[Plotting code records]
---

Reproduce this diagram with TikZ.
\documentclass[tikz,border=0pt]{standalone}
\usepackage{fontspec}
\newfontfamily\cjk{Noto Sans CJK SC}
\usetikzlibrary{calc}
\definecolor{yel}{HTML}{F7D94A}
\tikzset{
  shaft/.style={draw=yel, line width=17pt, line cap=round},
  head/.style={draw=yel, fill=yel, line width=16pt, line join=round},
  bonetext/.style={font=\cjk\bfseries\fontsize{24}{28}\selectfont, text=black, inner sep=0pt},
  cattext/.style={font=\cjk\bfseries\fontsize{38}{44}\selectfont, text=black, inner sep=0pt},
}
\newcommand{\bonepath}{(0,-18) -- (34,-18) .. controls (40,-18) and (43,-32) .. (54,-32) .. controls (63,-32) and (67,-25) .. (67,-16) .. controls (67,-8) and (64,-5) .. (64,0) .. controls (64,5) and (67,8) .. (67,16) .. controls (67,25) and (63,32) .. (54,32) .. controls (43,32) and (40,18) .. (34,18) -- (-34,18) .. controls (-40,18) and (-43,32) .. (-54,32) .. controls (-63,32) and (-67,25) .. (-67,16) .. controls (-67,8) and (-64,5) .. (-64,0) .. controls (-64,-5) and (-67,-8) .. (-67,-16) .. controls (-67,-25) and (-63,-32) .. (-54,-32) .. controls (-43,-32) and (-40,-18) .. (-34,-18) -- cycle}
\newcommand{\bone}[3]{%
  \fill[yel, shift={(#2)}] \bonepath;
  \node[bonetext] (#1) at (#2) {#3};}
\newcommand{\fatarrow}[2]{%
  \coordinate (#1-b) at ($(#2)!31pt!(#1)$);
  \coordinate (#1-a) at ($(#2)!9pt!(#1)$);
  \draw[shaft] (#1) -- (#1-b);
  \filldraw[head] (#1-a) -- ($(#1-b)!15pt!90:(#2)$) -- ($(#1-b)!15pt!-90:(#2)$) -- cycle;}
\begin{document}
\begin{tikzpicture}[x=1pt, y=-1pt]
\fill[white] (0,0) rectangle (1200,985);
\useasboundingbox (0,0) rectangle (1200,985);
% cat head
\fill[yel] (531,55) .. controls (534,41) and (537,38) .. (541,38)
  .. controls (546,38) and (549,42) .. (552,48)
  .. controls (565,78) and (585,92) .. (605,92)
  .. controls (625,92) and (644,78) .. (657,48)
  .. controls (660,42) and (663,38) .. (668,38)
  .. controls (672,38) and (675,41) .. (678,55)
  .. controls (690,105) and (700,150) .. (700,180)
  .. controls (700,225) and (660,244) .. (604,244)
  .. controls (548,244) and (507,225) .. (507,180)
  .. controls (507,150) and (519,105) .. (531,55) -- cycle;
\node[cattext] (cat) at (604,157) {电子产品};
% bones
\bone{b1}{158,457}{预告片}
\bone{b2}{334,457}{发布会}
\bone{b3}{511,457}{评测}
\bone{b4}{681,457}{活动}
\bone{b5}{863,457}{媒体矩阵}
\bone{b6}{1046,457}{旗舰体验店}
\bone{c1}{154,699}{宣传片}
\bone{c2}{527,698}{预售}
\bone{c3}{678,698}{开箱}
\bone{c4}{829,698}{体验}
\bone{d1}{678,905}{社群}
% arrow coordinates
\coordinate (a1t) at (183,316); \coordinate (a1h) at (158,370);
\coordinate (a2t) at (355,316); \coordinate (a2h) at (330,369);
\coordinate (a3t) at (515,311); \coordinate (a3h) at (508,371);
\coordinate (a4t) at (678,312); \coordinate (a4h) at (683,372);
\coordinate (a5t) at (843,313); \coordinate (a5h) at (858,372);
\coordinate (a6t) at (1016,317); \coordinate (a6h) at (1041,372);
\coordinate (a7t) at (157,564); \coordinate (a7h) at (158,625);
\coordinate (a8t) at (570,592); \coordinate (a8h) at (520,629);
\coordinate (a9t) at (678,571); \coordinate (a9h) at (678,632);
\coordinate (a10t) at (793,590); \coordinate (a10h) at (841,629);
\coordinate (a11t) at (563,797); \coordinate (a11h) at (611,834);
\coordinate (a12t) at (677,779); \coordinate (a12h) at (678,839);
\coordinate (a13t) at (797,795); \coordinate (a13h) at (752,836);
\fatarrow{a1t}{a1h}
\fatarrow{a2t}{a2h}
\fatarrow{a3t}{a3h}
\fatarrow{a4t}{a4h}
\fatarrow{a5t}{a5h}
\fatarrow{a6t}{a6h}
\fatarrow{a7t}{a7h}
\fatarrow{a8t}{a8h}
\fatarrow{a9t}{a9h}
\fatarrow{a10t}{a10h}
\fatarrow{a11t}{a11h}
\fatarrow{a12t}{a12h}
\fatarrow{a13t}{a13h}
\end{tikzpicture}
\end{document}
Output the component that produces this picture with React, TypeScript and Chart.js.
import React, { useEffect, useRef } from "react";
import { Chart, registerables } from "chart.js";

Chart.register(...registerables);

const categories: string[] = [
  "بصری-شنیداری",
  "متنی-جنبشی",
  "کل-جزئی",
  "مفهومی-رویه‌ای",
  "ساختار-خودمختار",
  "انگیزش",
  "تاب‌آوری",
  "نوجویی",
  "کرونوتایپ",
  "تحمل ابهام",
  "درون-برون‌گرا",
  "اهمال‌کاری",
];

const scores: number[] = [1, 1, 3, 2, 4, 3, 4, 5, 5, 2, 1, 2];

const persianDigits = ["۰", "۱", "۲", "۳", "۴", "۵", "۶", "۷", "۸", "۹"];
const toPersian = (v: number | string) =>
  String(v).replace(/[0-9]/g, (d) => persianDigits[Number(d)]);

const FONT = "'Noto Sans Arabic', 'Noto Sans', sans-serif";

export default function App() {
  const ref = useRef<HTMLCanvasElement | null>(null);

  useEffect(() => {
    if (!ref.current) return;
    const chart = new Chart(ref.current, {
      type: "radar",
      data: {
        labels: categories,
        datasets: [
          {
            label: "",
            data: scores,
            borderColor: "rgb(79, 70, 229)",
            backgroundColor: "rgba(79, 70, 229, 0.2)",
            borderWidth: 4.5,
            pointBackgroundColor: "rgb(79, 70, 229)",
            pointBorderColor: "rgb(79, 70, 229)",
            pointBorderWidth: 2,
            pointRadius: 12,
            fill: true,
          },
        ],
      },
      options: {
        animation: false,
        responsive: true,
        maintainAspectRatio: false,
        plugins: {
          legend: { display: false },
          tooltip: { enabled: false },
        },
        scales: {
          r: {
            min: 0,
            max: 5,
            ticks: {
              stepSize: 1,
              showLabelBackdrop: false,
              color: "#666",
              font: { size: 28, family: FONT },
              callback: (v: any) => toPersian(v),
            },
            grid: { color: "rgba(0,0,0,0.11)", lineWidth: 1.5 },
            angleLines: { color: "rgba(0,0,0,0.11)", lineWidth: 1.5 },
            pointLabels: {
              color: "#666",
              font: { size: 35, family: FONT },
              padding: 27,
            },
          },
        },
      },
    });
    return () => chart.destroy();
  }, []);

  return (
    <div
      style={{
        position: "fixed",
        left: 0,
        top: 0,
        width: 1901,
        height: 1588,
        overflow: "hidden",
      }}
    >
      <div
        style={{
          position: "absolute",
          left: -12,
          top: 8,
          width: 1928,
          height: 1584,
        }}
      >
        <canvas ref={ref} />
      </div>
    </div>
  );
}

---

» **Your goal**
Every entry must be retyped in full, exactly as given.

» **The reply**
Reproduce this diagram with TikZ.
\documentclass[tikz,border=0pt]{standalone}
\usepackage{fontspec}
\newfontfamily\cjk{Noto Sans CJK SC}
\usetikzlibrary{calc}
\definecolor{yel}{HTML}{F7D94A}
\tikzset{
  shaft/.style={draw=yel, line width=17pt, line cap=round},
  head/.style={draw=yel, fill=yel, line width=16pt, line join=round},
  bonetext/.style={font=\cjk\bfseries\fontsize{24}{28}\selectfont, text=black, inner sep=0pt},
  cattext/.style={font=\cjk\bfseries\fontsize{38}{44}\selectfont, text=black, inner sep=0pt},
}
\newcommand{\bonepath}{(0,-18) -- (34,-18) .. controls (40,-18) and (43,-32) .. (54,-32) .. controls (63,-32) and (67,-25) .. (67,-16) .. controls (67,-8) and (64,-5) .. (64,0) .. controls (64,5) and (67,8) .. (67,16) .. controls (67,25) and (63,32) .. (54,32) .. controls (43,32) and (40,18) .. (34,18) -- (-34,18) .. controls (-40,18) and (-43,32) .. (-54,32) .. controls (-63,32) and (-67,25) .. (-67,16) .. controls (-67,8) and (-64,5) .. (-64,0) .. controls (-64,-5) and (-67,-8) .. (-67,-16) .. controls (-67,-25) and (-63,-32) .. (-54,-32) .. controls (-43,-32) and (-40,-18) .. (-34,-18) -- cycle}
\newcommand{\bone}[3]{%
  \fill[yel, shift={(#2)}] \bonepath;
  \node[bonetext] (#1) at (#2) {#3};}
\newcommand{\fatarrow}[2]{%
  \coordinate (#1-b) at ($(#2)!31pt!(#1)$);
  \coordinate (#1-a) at ($(#2)!9pt!(#1)$);
  \draw[shaft] (#1) -- (#1-b);
  \filldraw[head] (#1-a) -- ($(#1-b)!15pt!90:(#2)$) -- ($(#1-b)!15pt!-90:(#2)$) -- cycle;}
\begin{document}
\begin{tikzpicture}[x=1pt, y=-1pt]
\fill[white] (0,0) rectangle (1200,985);
\useasboundingbox (0,0) rectangle (1200,985);
% cat head
\fill[yel] (531,55) .. controls (534,41) and (537,38) .. (541,38)
  .. controls (546,38) and (549,42) .. (552,48)
  .. controls (565,78) and (585,92) .. (605,92)
  .. controls (625,92) and (644,78) .. (657,48)
  .. controls (660,42) and (663,38) .. (668,38)
  .. controls (672,38) and (675,41) .. (678,55)
  .. controls (690,105) and (700,150) .. (700,180)
  .. controls (700,225) and (660,244) .. (604,244)
  .. controls (548,244) and (507,225) .. (507,180)
  .. controls (507,150) and (519,105) .. (531,55) -- cycle;
\node[cattext] (cat) at (604,157) {电子产品};
% bones
\bone{b1}{158,457}{预告片}
\bone{b2}{334,457}{发布会}
\bone{b3}{511,457}{评测}
\bone{b4}{681,457}{活动}
\bone{b5}{863,457}{媒体矩阵}
\bone{b6}{1046,457}{旗舰体验店}
\bone{c1}{154,699}{宣传片}
\bone{c2}{527,698}{预售}
\bone{c3}{678,698}{开箱}
\bone{c4}{829,698}{体验}
\bone{d1}{678,905}{社群}
% arrow coordinates
\coordinate (a1t) at (183,316); \coordinate (a1h) at (158,370);
\coordinate (a2t) at (355,316); \coordinate (a2h) at (330,369);
\coordinate (a3t) at (515,311); \coordinate (a3h) at (508,371);
\coordinate (a4t) at (678,312); \coordinate (a4h) at (683,372);
\coordinate (a5t) at (843,313); \coordinate (a5h) at (858,372);
\coordinate (a6t) at (1016,317); \coordinate (a6h) at (1041,372);
\coordinate (a7t) at (157,564); \coordinate (a7h) at (158,625);
\coordinate (a8t) at (570,592); \coordinate (a8h) at (520,629);
\coordinate (a9t) at (678,571); \coordinate (a9h) at (678,632);
\coordinate (a10t) at (793,590); \coordinate (a10h) at (841,629);
\coordinate (a11t) at (563,797); \coordinate (a11h) at (611,834);
\coordinate (a12t) at (677,779); \coordinate (a12h) at (678,839);
\coordinate (a13t) at (797,795); \coordinate (a13h) at (752,836);
\fatarrow{a1t}{a1h}
\fatarrow{a2t}{a2h}
\fatarrow{a3t}{a3h}
\fatarrow{a4t}{a4h}
\fatarrow{a5t}{a5h}
\fatarrow{a6t}{a6h}
\fatarrow{a7t}{a7h}
\fatarrow{a8t}{a8h}
\fatarrow{a9t}{a9h}
\fatarrow{a10t}{a10h}
\fatarrow{a11t}{a11h}
\fatarrow{a12t}{a12h}
\fatarrow{a13t}{a13h}
\end{tikzpicture}
\end{document}
Output the component that produces this picture with React, TypeScript and Chart.js.
import React, { useEffect, useRef } from "react";
import { Chart, registerables } from "chart.js";

Chart.register(...registerables);

const categories: string[] = [
  "بصری-شنیداری",
  "متنی-جنبشی",
  "کل-جزئی",
  "مفهومی-رویه‌ای",
  "ساختار-خودمختار",
  "انگیزش",
  "تاب‌آوری",
  "نوجویی",
  "کرونوتایپ",
  "تحمل ابهام",
  "درون-برون‌گرا",
  "اهمال‌کاری",
];

const scores: number[] = [1, 1, 3, 2, 4, 3, 4, 5, 5, 2, 1, 2];

const persianDigits = ["۰", "۱", "۲", "۳", "۴", "۵", "۶", "۷", "۸", "۹"];
const toPersian = (v: number | string) =>
  String(v).replace(/[0-9]/g, (d) => persianDigits[Number(d)]);

const FONT = "'Noto Sans Arabic', 'Noto Sans', sans-serif";

export default function App() {
  const ref = useRef<HTMLCanvasElement | null>(null);

  useEffect(() => {
    if (!ref.current) return;
    const chart = new Chart(ref.current, {
      type: "radar",
      data: {
        labels: categories,
        datasets: [
          {
            label: "",
            data: scores,
            borderColor: "rgb(79, 70, 229)",
            backgroundColor: "rgba(79, 70, 229, 0.2)",
            borderWidth: 4.5,
            pointBackgroundColor: "rgb(79, 70, 229)",
            pointBorderColor: "rgb(79, 70, 229)",
            pointBorderWidth: 2,
            pointRadius: 12,
            fill: true,
          },
        ],
      },
      options: {
        animation: false,
        responsive: true,
        maintainAspectRatio: false,
        plugins: {
          legend: { display: false },
          tooltip: { enabled: false },
        },
        scales: {
          r: {
            min: 0,
            max: 5,
            ticks: {
              stepSize: 1,
              showLabelBackdrop: false,
              color: "#666",
              font: { size: 28, family: FONT },
              callback: (v: any) => toPersian(v),
            },
            grid: { color: "rgba(0,0,0,0.11)", lineWidth: 1.5 },
            angleLines: { color: "rgba(0,0,0,0.11)", lineWidth: 1.5 },
            pointLabels: {
              color: "#666",
              font: { size: 35, family: FONT },
              padding: 27,
            },
          },
        },
      },
    });
    return () => chart.destroy();
  }, []);

  return (
    <div
      style={{
        position: "fixed",
        left: 0,
        top: 0,
        width: 1901,
        height: 1588,
        overflow: "hidden",
      }}
    >
      <div
        style={{
          position: "absolute",
          left: -12,
          top: 8,
          width: 1928,
          height: 1584,
        }}
      >
        <canvas ref={ref} />
      </div>
    </div>
  );
}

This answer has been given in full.